Kuwait’s Parliament Speaker Marzouq Al Ganem has rejected anti-Saudi Arabia statements made by Iran’s Speaker Ali Larijani during the 11th conference of the Parliamentary Union of the Organisation of Islamic Cooperation (OIC) member states in Baghdad.

“Even when the Saudi delegation is not present at the conference, I, personally, and the Kuwaiti delegation, represent Saudi Arabia, and will not, under any conditions, accept interference in the Kingdom’s internal affairs,” Al Ganem told the conference.

Larijani on Sunday said that the “Saudis have taken steps toward the wrong path,” and expressed hope that “Saudi Arabia would return to moderate policies”.

Saudi Arabia has not sent a delegation to the conference held in the Iraqi capital for the parliaments of Islamic countries.

Saudi Arabia has taken a tough stance against Iran after its embassy in the Iranian capital Tehran and its general consulate in the northern city of Mashhad were attacked by Iranians amid anti-Saudi fiery speeches and intense statements by senior officials.

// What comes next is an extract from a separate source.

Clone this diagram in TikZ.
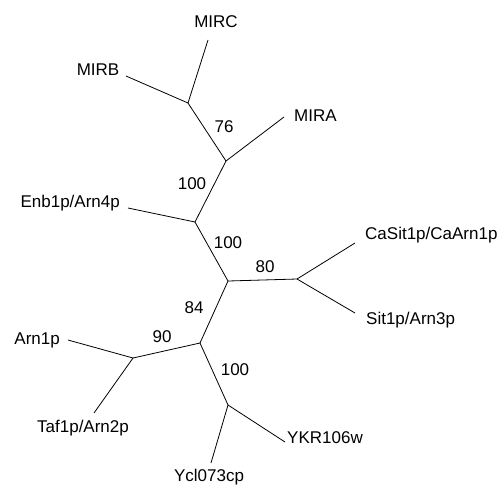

Saudi Arabia condemned the attacks and severed its diplomatic relations with Iran, a move that was emulated by other Arab countries, including Bahrain and Sudan.

The attacks were condemned by the Gulf Cooperation Council (GCC) comprising Bahrain, Kuwait, Oman, Qatar, Saudi Arabia and the UAE, the Arab League and the Organisation of Islamic Cooperation.

On Sunday, the first forum of Arab foreign ministers and their Indian counterpart joined the chorus of condemnations, saying that the attacks “resulted in intrusions into the diplomatic and consular premises, causing serious damage,” and insisted that the Iranian authorities “bear full responsibility for not protecting the diplomatic premises as stipulated by the 1961 Vienna Convention on Diplomatic Relations and the 1963 Vienna Convention on Consular Relations.”

Last week, and following weeks of vitriolic anti-Saudi statements, Iran’s officials adopted a more conciliatory language and condemned the attacks.

Iran’s highest leader Ali Khamenei denounced the attacks, saying they were “very bad” and “detrimental to the country and Islam.”

Iran’s Foreign Minister Mohammad Javad Zarif told an audience at the World Economic Forum in Davos, Switzerland, that the attacks were “an act against our security, our sovereignty,” and that Iran was “prosecuting the people who committed that horrendous act.”